**Extracted material:**
^^^^^^^^^^^^^^^^

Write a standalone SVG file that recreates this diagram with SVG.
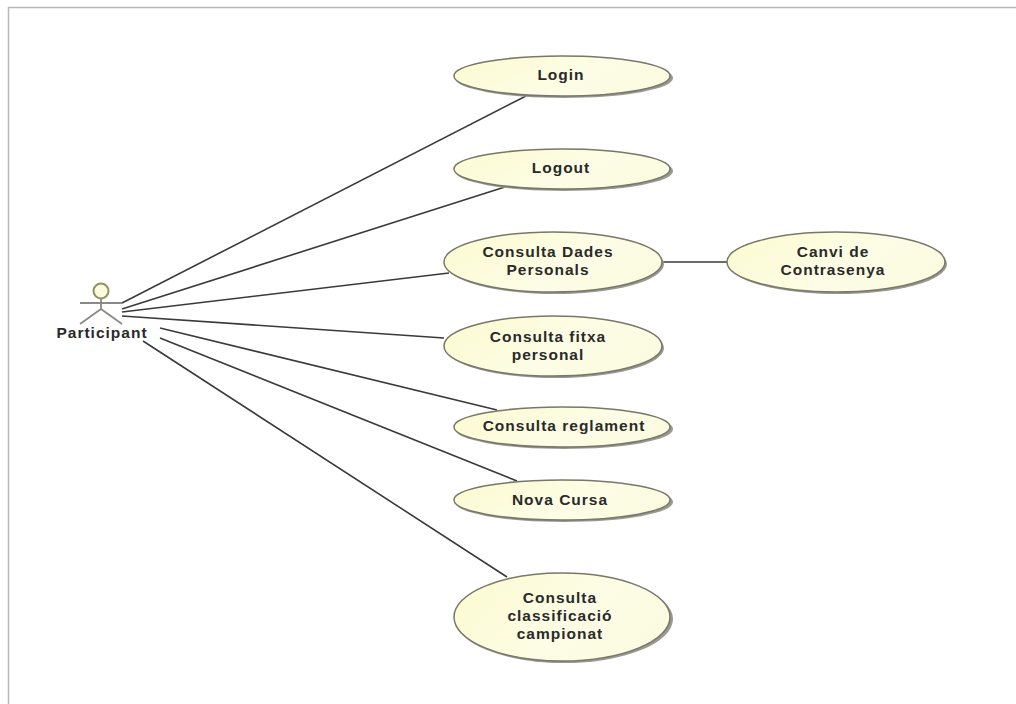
<svg xmlns="http://www.w3.org/2000/svg" width="1016" height="704" viewBox="0 0 1016 704">
<defs>
<linearGradient id="ucFill" x1="0" y1="0.2" x2="1" y2="0.6">
<stop offset="0" stop-color="#fbfbd2"/>
<stop offset="0.6" stop-color="#fdfde6"/>
<stop offset="1" stop-color="#fbfbe0"/>
</linearGradient>
<filter id="soft" x="-5%" y="-10%" width="110%" height="120%"><feGaussianBlur stdDeviation="0.7"/></filter>
</defs>
<style>
.uc{fill:url(#ucFill);stroke:#77776a;stroke-width:1.5}
.sh{fill:#999990;filter:url(#soft)}
.t{font-family:"Liberation Sans",Arial,sans-serif;font-size:15.5px;font-weight:bold;letter-spacing:1px;fill:#2a2a2a;text-anchor:middle}
.c{stroke:#3a3a3a;stroke-width:1.6;fill:none}
.a{stroke:#8a8a84;stroke-width:1.8;fill:none}
</style>
<rect width="1016" height="704" fill="#fff"/>
<path d="M8.5 704V7.5H1016" fill="none" stroke="#b8b8b8" stroke-width="1.5"/>
<g id="connectors">
<path class="c" d="M122 303L526 96"/>
<path class="c" d="M122 309L508 186"/>
<path class="c" d="M122 312L449 273"/>
<path class="c" d="M122 316L444 338"/>
<path class="c" d="M160 328L497 410"/>
<path class="c" d="M160 338L517 481"/>
<path class="c" d="M143 341L507 577"/>
<path class="c" d="M662 262L727 262"/>
</g>
<g id="actor-participant">
<circle cx="101" cy="291" r="7.5" fill="#fbfbe0" stroke="#8f9160" stroke-width="2"/>
<path class="a" d="M101 299V309M80 303H122M101 309L80 324M101 309L122 324"/>
<text class="t" x="102" y="338">Participant</text>
</g>
<g id="uc-login">
<ellipse class="sh" cx="564" cy="78" rx="109" ry="20"/>
<ellipse class="uc" cx="562" cy="76" rx="108" ry="20"/>
<text class="t" x="561" y="80">Login</text>
</g>
<g id="uc-logout">
<ellipse class="sh" cx="564" cy="171" rx="109" ry="20"/>
<ellipse class="uc" cx="562" cy="169" rx="108" ry="20"/>
<text class="t" x="561" y="173">Logout</text>
</g>
<g id="uc-dades">
<ellipse class="sh" cx="555" cy="264" rx="109" ry="30"/>
<ellipse class="uc" cx="553" cy="262" rx="109" ry="30"/>
<text class="t" x="548" y="257">Consulta Dades</text>
<text class="t" x="548" y="275">Personals</text>
</g>
<g id="uc-contrasenya">
<ellipse class="sh" cx="838" cy="264" rx="109" ry="30"/>
<ellipse class="uc" cx="836" cy="262" rx="109" ry="30"/>
<text class="t" x="833" y="257">Canvi de</text>
<text class="t" x="833" y="275">Contrasenya</text>
</g>
<g id="uc-fitxa">
<ellipse class="sh" cx="555" cy="348" rx="109" ry="30"/>
<ellipse class="uc" cx="553" cy="346" rx="109" ry="30"/>
<text class="t" x="548" y="342">Consulta fitxa</text>
<text class="t" x="548" y="360">personal</text>
</g>
<g id="uc-reglament">
<ellipse class="sh" cx="564" cy="429" rx="109" ry="20"/>
<ellipse class="uc" cx="562" cy="427" rx="108" ry="20"/>
<text class="t" x="564" y="431">Consulta reglament</text>
</g>
<g id="uc-cursa">
<ellipse class="sh" cx="564" cy="502" rx="109" ry="20"/>
<ellipse class="uc" cx="562" cy="500" rx="108" ry="20"/>
<text class="t" x="560" y="505">Nova Cursa</text>
</g>
<g id="uc-classificacio">
<ellipse class="sh" cx="564" cy="619" rx="109" ry="44"/>
<ellipse class="uc" cx="562" cy="617" rx="108" ry="44"/>
<text class="t" x="560" y="603">Consulta</text>
<text class="t" x="560" y="621">classificació</text>
<text class="t" x="560" y="639">campionat</text>
</g>
</svg>
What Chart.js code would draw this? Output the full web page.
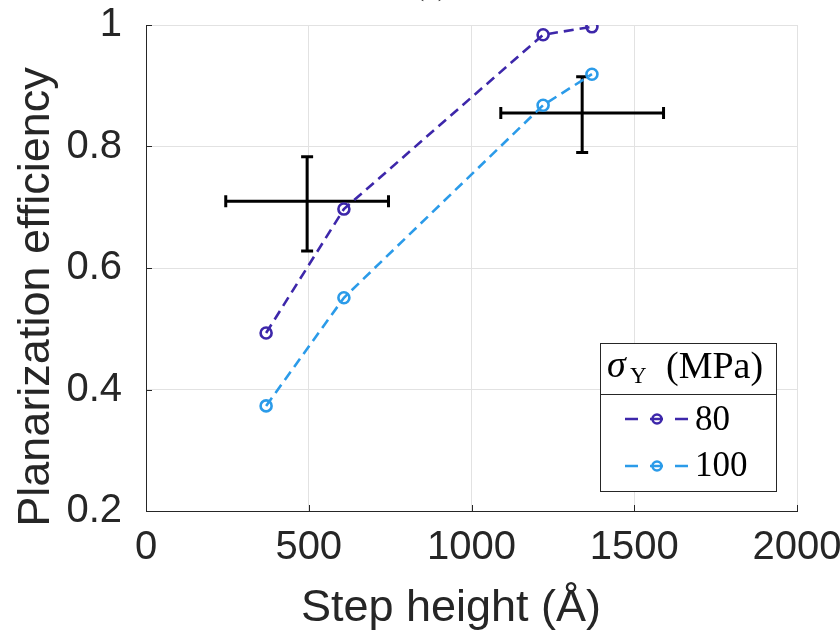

^^^^^^^^^^^^^^^^

Find how many lines in the listing hold "this", and reply with that number only.

**Solution:** 2